Hillsboro argues that there is no personal jurisdiction over it because plaintiff has not included specific allegations of contacts with this forum. The complaint, however, states that Hillsboro solicited, recommended, and negotiated a policy in Pennsylvania, see Compl. ¶ 18, and in response to the motion to dismiss, plaintiff clarifies these points. Plaintiff has supplied a variety of letters and faxes from representatives of Hillsboro to Forrest from 1992 until 1996 negotiating coverage, explaining coverage, and addressing premium payment. These letters are all addressed to Forrest's Pennsylvania address. See generally Plf. Ex. C; see also 42 Pa. C.S. § 4322(a)(6) (stating that jurisdiction exists over parties who contract to provide insurance in Pennsylvania).
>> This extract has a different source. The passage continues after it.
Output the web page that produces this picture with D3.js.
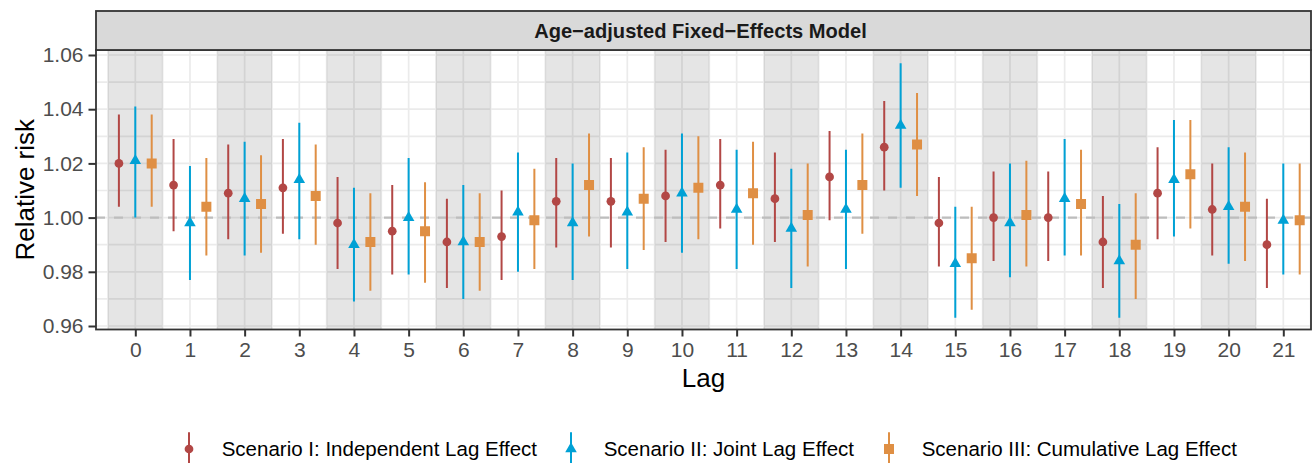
<!DOCTYPE html>
<html>
<head>
<meta charset="utf-8">
<script src="https://cdn.jsdelivr.net/npm/d3@7"></script>
<style>
  body { margin: 0; background: #fff; }
  text { font-family: "Liberation Sans", Arial, Helvetica, sans-serif; }
</style>
</head>
<body>
<div id="plot"></div>
<script>
// Data
var lags = d3.range(0, 22);

var indepEst = [1.020, 1.012, 1.009, 1.011, 0.998, 0.995, 0.991, 0.993, 1.006, 1.006, 1.008, 1.012, 1.007, 1.015, 1.026, 0.998, 1.000, 1.000, 0.991, 1.009, 1.003, 0.990];
var indepLo  = [1.004, 0.995, 0.992, 0.994, 0.981, 0.979, 0.974, 0.977, 0.989, 0.989, 0.991, 0.996, 0.991, 0.999, 1.010, 0.982, 0.984, 0.984, 0.974, 0.992, 0.986, 0.974];
var indepHi  = [1.038, 1.029, 1.027, 1.029, 1.015, 1.012, 1.007, 1.010, 1.022, 1.022, 1.025, 1.029, 1.024, 1.032, 1.043, 1.015, 1.017, 1.017, 1.008, 1.026, 1.020, 1.007];

var jointEst = [1.021, 0.998, 1.007, 1.014, 0.990, 1.000, 0.991, 1.002, 0.998, 1.002, 1.009, 1.003, 0.996, 1.003, 1.034, 0.983, 0.998, 1.007, 0.984, 1.014, 1.004, 0.999];
var jointLo  = [1.000, 0.977, 0.986, 0.992, 0.969, 0.979, 0.970, 0.980, 0.977, 0.981, 0.987, 0.981, 0.974, 0.981, 1.011, 0.963, 0.978, 0.986, 0.963, 0.993, 0.983, 0.979];
var jointHi  = [1.041, 1.019, 1.028, 1.035, 1.011, 1.022, 1.012, 1.024, 1.020, 1.024, 1.031, 1.025, 1.018, 1.025, 1.057, 1.004, 1.020, 1.029, 1.005, 1.036, 1.026, 1.020];

var cumulEst = [1.020, 1.004, 1.005, 1.008, 0.991, 0.995, 0.991, 0.999, 1.012, 1.007, 1.011, 1.009, 1.001, 1.012, 1.027, 0.985, 1.001, 1.005, 0.990, 1.016, 1.004, 0.999];
var cumulLo  = [1.004, 0.986, 0.987, 0.990, 0.973, 0.976, 0.973, 0.981, 0.993, 0.988, 0.992, 0.990, 0.982, 0.994, 1.008, 0.966, 0.982, 0.986, 0.970, 0.996, 0.984, 0.979];
var cumulHi  = [1.038, 1.022, 1.023, 1.027, 1.009, 1.013, 1.009, 1.018, 1.031, 1.026, 1.030, 1.028, 1.020, 1.031, 1.046, 1.004, 1.021, 1.025, 1.009, 1.036, 1.024, 1.020];

var scenarioNames = ["Scenario I: Independent Lag Effect", "Scenario II: Joint Lag Effect", "Scenario III: Cumulative Lag Effect"];
var scenarioColors = ["#B24745", "#00A1D5", "#DF8F44"];
var yTicks = [0.96, 0.98, 1.00, 1.02, 1.04, 1.06];
var yMinor = [0.97, 0.99, 1.01, 1.03, 1.05];
var stripTitle = "Age\u2212adjusted Fixed\u2212Effects Model";

// Build series table from the arrays
var series = [
  {name: scenarioNames[0], est: indepEst, lo: indepLo, hi: indepHi, shape: d3.symbolCircle, size: 60, offset: -0.3},
  {name: scenarioNames[1], est: jointEst, lo: jointLo, hi: jointHi, shape: d3.symbolTriangle, size: 58, offset: 0},
  {name: scenarioNames[2], est: cumulEst, lo: cumulLo, hi: cumulHi, shape: d3.symbolSquare, size: 100, offset: 0.3}
];
series.forEach((s, i) => s.color = scenarioColors[i]);

var W = 1313, H = 463;
var panel = {left: 96, right: 1311, top: 50, bottom: 329.5};
var strip = {top: 11, bottom: 50};

var svg = d3.select("#plot")
  .append("svg")
    .attr("width", W)
    .attr("height", H);

// Scales
var x = d3.scaleLinear().domain([0, 21]).range([135.3, 1283.3]);
var y = d3.scaleLinear().domain([0.96, 1.06]).range([326, 55]);

svg.append("clipPath").attr("id", "panel-clip")
  .append("rect")
    .attr("x", panel.left).attr("y", panel.top)
    .attr("width", panel.right - panel.left).attr("height", panel.bottom - panel.top);

var g = svg.append("g").attr("clip-path", "url(#panel-clip)");

// Panel background
g.append("rect")
  .attr("x", panel.left).attr("y", panel.top)
  .attr("width", panel.right - panel.left).attr("height", panel.bottom - panel.top)
  .attr("fill", "#fff");

// Grid lines
var halfLags = d3.range(-0.5, 22, 1);
g.selectAll(".hgrid")
  .data(yTicks.concat(yMinor))
  .enter().append("line")
    .attr("x1", panel.left).attr("x2", panel.right)
    .attr("y1", d => y(d)).attr("y2", d => y(d))
    .attr("stroke", "#ebebeb").attr("stroke-width", 1.7);

g.selectAll(".vgrid")
  .data(lags.concat(halfLags))
  .enter().append("line")
    .attr("x1", d => x(d)).attr("x2", d => x(d))
    .attr("y1", panel.top).attr("y2", panel.bottom)
    .attr("stroke", "#ebebeb").attr("stroke-width", 1.7);

// Shaded bands on even lags
g.selectAll(".band")
  .data(lags.filter(d => d % 2 === 0))
  .enter().append("rect")
    .attr("x", d => x(d - 0.5))
    .attr("width", d => x(d + 0.5) - x(d - 0.5))
    .attr("y", panel.top).attr("height", panel.bottom - panel.top)
    .attr("fill", "#000").attr("fill-opacity", 0.1);

// Reference line at 1
g.append("line")
  .attr("x1", panel.left).attr("x2", panel.right)
  .attr("y1", y(1)).attr("y2", y(1))
  .attr("stroke", "#bdbdbd").attr("stroke-width", 2.2)
  .attr("stroke-dasharray", "9,9");

// Error bars and points
series.forEach(function(s) {
  var pts = lags.map((l, i) => ({lag: l, est: s.est[i], lo: s.lo[i], hi: s.hi[i]}));
  g.selectAll(null)
    .data(pts)
    .enter().append("line")
      .attr("x1", d => x(d.lag + s.offset)).attr("x2", d => x(d.lag + s.offset))
      .attr("y1", d => y(d.lo)).attr("y2", d => y(d.hi))
      .attr("stroke", s.color).attr("stroke-width", 2);
  g.selectAll(null)
    .data(pts)
    .enter().append("path")
      .attr("transform", d => `translate(${x(d.lag + s.offset)},${y(d.est)})`)
      .attr("d", d3.symbol().type(s.shape).size(s.size))
      .attr("fill", s.color);
});

// Panel border
svg.append("rect")
  .attr("x", panel.left).attr("y", panel.top)
  .attr("width", panel.right - panel.left).attr("height", panel.bottom - panel.top)
  .attr("fill", "none").attr("stroke", "#333").attr("stroke-width", 1.8);

// Strip
svg.append("rect")
  .attr("x", panel.left).attr("y", strip.top)
  .attr("width", panel.right - panel.left).attr("height", strip.bottom - strip.top)
  .attr("fill", "#d9d9d9").attr("stroke", "#333").attr("stroke-width", 1.8);
svg.append("text")
  .attr("x", (panel.left + panel.right) / 2 - 3)
  .attr("y", (strip.top + strip.bottom) / 2)
  .attr("dy", "0.36em")
  .attr("text-anchor", "middle")
  .style("font-size", "20.1px").style("font-weight", "bold")
  .attr("fill", "#1a1a1a")
  .text(stripTitle);

// Y axis
var yAxis = svg.append("g")
  .attr("transform", `translate(${panel.left},0)`)
  .call(d3.axisLeft(y).tickValues(yTicks).tickFormat(d3.format(".2f")).tickSize(7.5).tickPadding(5));
yAxis.select(".domain").remove();
yAxis.selectAll(".tick line").attr("stroke", "#333").attr("stroke-width", 2);
yAxis.selectAll(".tick text").attr("fill", "#4d4d4d")
  .style("font-size", "21px").style("font-family", "Liberation Sans, Arial, sans-serif");

// X axis
var xAxis = svg.append("g")
  .attr("transform", `translate(0,${panel.bottom})`)
  .call(d3.axisBottom(x).tickValues(lags).tickFormat(d3.format("d")).tickSize(7).tickPadding(6));
xAxis.select(".domain").remove();
xAxis.selectAll(".tick line").attr("stroke", "#333").attr("stroke-width", 2);
xAxis.selectAll(".tick text").attr("fill", "#4d4d4d")
  .style("font-size", "21px").style("font-family", "Liberation Sans, Arial, sans-serif");

// Axis titles
svg.append("text")
  .attr("transform", `translate(33.5,${(panel.top + panel.bottom) / 2}) rotate(-90)`)
  .attr("text-anchor", "middle")
  .style("font-size", "26px")
  .attr("fill", "#000")
  .text("Relative risk");

svg.append("text")
  .attr("x", (panel.left + panel.right) / 2)
  .attr("y", 386.7)
  .attr("text-anchor", "middle")
  .style("font-size", "26px")
  .attr("fill", "#000")
  .text("Lag");

// Legend
var legendX = [189, 571, 889];
var legend = svg.selectAll(".legend")
  .data(series)
  .enter().append("g")
    .attr("class", "legend")
    .attr("transform", (d, i) => `translate(${legendX[i]},449)`);
legend.append("line")
  .attr("y1", -16.7).attr("y2", 17)
  .attr("stroke", d => d.color).attr("stroke-width", 2);
legend.append("path")
  .attr("d", d => d3.symbol().type(d.shape).size(d.size)())
  .attr("fill", d => d.color);
legend.append("text")
  .attr("x", 32.7)
  .attr("y", 6.7)
  .style("font-size", "20.5px")
  .attr("fill", "#000")
  .text(d => d.name);
</script>
</body>
</html>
These contacts are sufficient to exercise personal jurisdiction over the defendant, and the court sees no unfairness or injustice in haling Hillsboro into court. By purporting to provide insurance coverage to a Pennsylvania resident, Hillsboro purposefully availed itself of business opportunities in this state and cannot now claim that it could not anticipate being sued in a Pennsylvania court if it failed to provide coverage. "[T]he Due Process Clause may not be readily wielded as a territorial shield to avoid interstate obligations that have been voluntarily assumed." Burger King, 471 U.S. at 474, 105 S.Ct. 2174.*fn3

B. Hillsboro Excess

Plaintiff alleges that Hillsboro Excess is liable on a theory of successor liability. Hillsboro Excess acknowledges that, under Pennsylvania law, the acts of a predecessor corporation may be attributed to its successor for purposes of determining whether jurisdiction over the successor is proper. See Simmers v. American Cyanamid Corp., 394 Pa. Super. 464, 576 A.2d 376, 381 (1990) ("We . . . hold that the predecessor's activities may be attributed to the successor or jurisdictional purposes."); see also id. at 384-90 (explaining rationale); Bowers v. NETI Technologies, Inc., 690 F. Supp. 349, 359-61 (E.D.Pa. 1988) (applying successor liability to question of personal jurisdiction). To apply this principle, the Pennsylvania Superior Court looked to the law of successor liability and stated, as Hillsboro Excess notes, that when a company sells or transfers all of its assets to a successor, "the successor does not acquire the liabilities of the transferor merely because of its succession to the transferor's assets." Id. at 386. However, the court continued to explain that this general rule does not apply in a variety of circumstances, including the following: the purchaser impliedly or expressly assumed such obligations; the transaction was a consolidation or a merger; the purchasing corporation is merely a continuation of the selling corporation; the transaction was fraudulent; the transfer was not made for adequate consideration; or the successor undertakes to conduct the same manufacturing operation of the transferor's product lines in an essentially unchanged manner. See id., quoting Dawejko v. Jorgensen Steel Co., 290 Pa. Super. 15, 434 A.2d 106, 107, 110 (1981).